— Start AVAILABLE DATA —

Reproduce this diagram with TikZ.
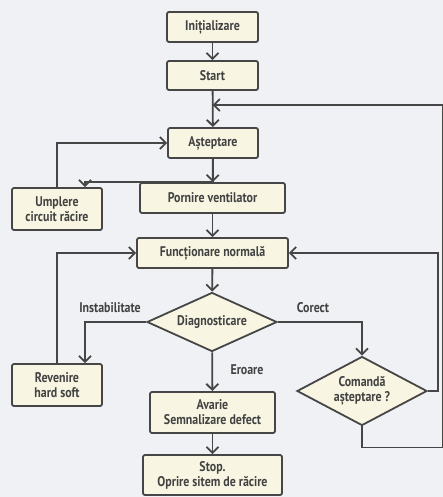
\documentclass[tikz,border=0pt]{standalone}
\usepackage{fontspec}
\setmainfont{PT Sans}
\newfontfamily\flowfont{PT Sans Bold}[FakeStretch=0.85]
\usetikzlibrary{arrows.meta,shapes.geometric}

\definecolor{bgpaper}{RGB}{239,241,244}
\definecolor{boxfill}{RGB}{248,246,226}
\definecolor{inkgray}{RGB}{70,70,70}
\definecolor{txtgray}{RGB}{66,66,66}

\tikzset{
	stepbox/.style={rectangle,rounded corners=2pt,draw=inkgray,line width=1.8pt,fill=boxfill,
		text=txtgray,font=\flowfont\fontsize{14}{15}\selectfont,align=center,inner sep=1pt},
	testbox/.style={diamond,draw=inkgray,line width=1.8pt,fill=boxfill,aspect=2.2,
		text=txtgray,font=\flowfont\fontsize{14}{15}\selectfont,align=center,inner sep=0pt},
	flow/.style={->,draw=inkgray,line width=1.8pt},
	tag/.style={text=txtgray,font=\flowfont\fontsize{14}{15}\selectfont}
}

\begin{document}
\begin{tikzpicture}[x=1pt,y=-1pt,>={Straight Barb[length=6pt,width=12pt]}]
	\fill[bgpaper] (0,0) rectangle (443,497);
	\useasboundingbox (0,0) rectangle (443,497);
	\path (212.5,27) node[stepbox,minimum width=91pt,minimum height=30pt] (init) {Inițializare}
	(212.5,75.5) node[stepbox,minimum width=91pt,minimum height=29pt] (start) {Start}
	(213,143) node[stepbox,minimum width=90pt,minimum height=30pt] (wait) {Așteptare}
	(57,209) node[stepbox,minimum width=90pt,minimum height=42pt] (fill) {Umplere\\circuit răcire}
	(212.5,198) node[stepbox,minimum width=145pt,minimum height=30pt] (fan) {Pornire ventilator}
	(212.5,253) node[stepbox,minimum width=151pt,minimum height=30pt] (run) {Funcționare normală}
	(212,322) node[testbox,minimum width=130pt,minimum height=59pt] (diag) {Diagnosticare}
	(57,385) node[stepbox,minimum width=90pt,minimum height=42pt] (reset) {Revenire\\hard soft}
	(362,391) node[testbox,minimum width=130pt,minimum height=69pt] (cmd) {Comandă\\așteptare ?}
	(212.5,412.5) node[stepbox,minimum width=125pt,minimum height=41pt] (fault) {Avarie\\Semnalizare defect}
	(212.5,475) node[stepbox,minimum width=139pt,minimum height=40pt] (stop) {Stop.\\Oprire sitem de răcire};
	\coordinate (back) at (212.5,105);
	\node[tag] (linst) at (110,308) {Instabilitate};
	\node[tag] (lok) at (313,308) {Corect};
	\node[tag] (lerr) at (247,370) {Eroare};
	\draw[flow] (init) -- (start);
	\draw[flow] (start) -- (wait);
	\draw[flow] (wait.south) -- ++(0,23) -| ([xshift=28pt]fill.north);
	\draw[flow] (wait) -- (fan);
	\draw[flow] (fill.north) |- (wait.west);
	\draw[flow] (fan) -- (run);
	\draw[flow] (run) -- (diag);
	\draw[flow] (diag.west) -| ([xshift=28pt]reset.north);
	\draw[flow] (reset.north) |- (run.west);
	\draw[flow] (diag.east) -| (cmd.north);
	\draw[flow] (diag) -- (fault);
	\draw[flow] (fault) -- (stop);
	\draw[flow] (cmd.east) -- ++(10,0) |- (run.east);
	\draw[flow] (cmd.south) -- ++(0,21) -| (443,105) -- (back);
\end{tikzpicture}
\end{document}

— End AVAILABLE DATA —

■ **BRIEF**
Repeat the material verbatim. Do not carry over any picture.

■ **EXPECTED OUTPUT**
Reproduce this diagram with TikZ.
\documentclass[tikz,border=0pt]{standalone}
\usepackage{fontspec}
\setmainfont{PT Sans}
\newfontfamily\flowfont{PT Sans Bold}[FakeStretch=0.85]
\usetikzlibrary{arrows.meta,shapes.geometric}

\definecolor{bgpaper}{RGB}{239,241,244}
\definecolor{boxfill}{RGB}{248,246,226}
\definecolor{inkgray}{RGB}{70,70,70}
\definecolor{txtgray}{RGB}{66,66,66}

\tikzset{
	stepbox/.style={rectangle,rounded corners=2pt,draw=inkgray,line width=1.8pt,fill=boxfill,
		text=txtgray,font=\flowfont\fontsize{14}{15}\selectfont,align=center,inner sep=1pt},
	testbox/.style={diamond,draw=inkgray,line width=1.8pt,fill=boxfill,aspect=2.2,
		text=txtgray,font=\flowfont\fontsize{14}{15}\selectfont,align=center,inner sep=0pt},
	flow/.style={->,draw=inkgray,line width=1.8pt},
	tag/.style={text=txtgray,font=\flowfont\fontsize{14}{15}\selectfont}
}

\begin{document}
\begin{tikzpicture}[x=1pt,y=-1pt,>={Straight Barb[length=6pt,width=12pt]}]
	\fill[bgpaper] (0,0) rectangle (443,497);
	\useasboundingbox (0,0) rectangle (443,497);
	\path (212.5,27) node[stepbox,minimum width=91pt,minimum height=30pt] (init) {Inițializare}
	(212.5,75.5) node[stepbox,minimum width=91pt,minimum height=29pt] (start) {Start}
	(213,143) node[stepbox,minimum width=90pt,minimum height=30pt] (wait) {Așteptare}
	(57,209) node[stepbox,minimum width=90pt,minimum height=42pt] (fill) {Umplere\\circuit răcire}
	(212.5,198) node[stepbox,minimum width=145pt,minimum height=30pt] (fan) {Pornire ventilator}
	(212.5,253) node[stepbox,minimum width=151pt,minimum height=30pt] (run) {Funcționare normală}
	(212,322) node[testbox,minimum width=130pt,minimum height=59pt] (diag) {Diagnosticare}
	(57,385) node[stepbox,minimum width=90pt,minimum height=42pt] (reset) {Revenire\\hard soft}
	(362,391) node[testbox,minimum width=130pt,minimum height=69pt] (cmd) {Comandă\\așteptare ?}
	(212.5,412.5) node[stepbox,minimum width=125pt,minimum height=41pt] (fault) {Avarie\\Semnalizare defect}
	(212.5,475) node[stepbox,minimum width=139pt,minimum height=40pt] (stop) {Stop.\\Oprire sitem de răcire};
	\coordinate (back) at (212.5,105);
	\node[tag] (linst) at (110,308) {Instabilitate};
	\node[tag] (lok) at (313,308) {Corect};
	\node[tag] (lerr) at (247,370) {Eroare};
	\draw[flow] (init) -- (start);
	\draw[flow] (start) -- (wait);
	\draw[flow] (wait.south) -- ++(0,23) -| ([xshift=28pt]fill.north);
	\draw[flow] (wait) -- (fan);
	\draw[flow] (fill.north) |- (wait.west);
	\draw[flow] (fan) -- (run);
	\draw[flow] (run) -- (diag);
	\draw[flow] (diag.west) -| ([xshift=28pt]reset.north);
	\draw[flow] (reset.north) |- (run.west);
	\draw[flow] (diag.east) -| (cmd.north);
	\draw[flow] (diag) -- (fault);
	\draw[flow] (fault) -- (stop);
	\draw[flow] (cmd.east) -- ++(10,0) |- (run.east);
	\draw[flow] (cmd.south) -- ++(0,21) -| (443,105) -- (back);
\end{tikzpicture}
\end{document}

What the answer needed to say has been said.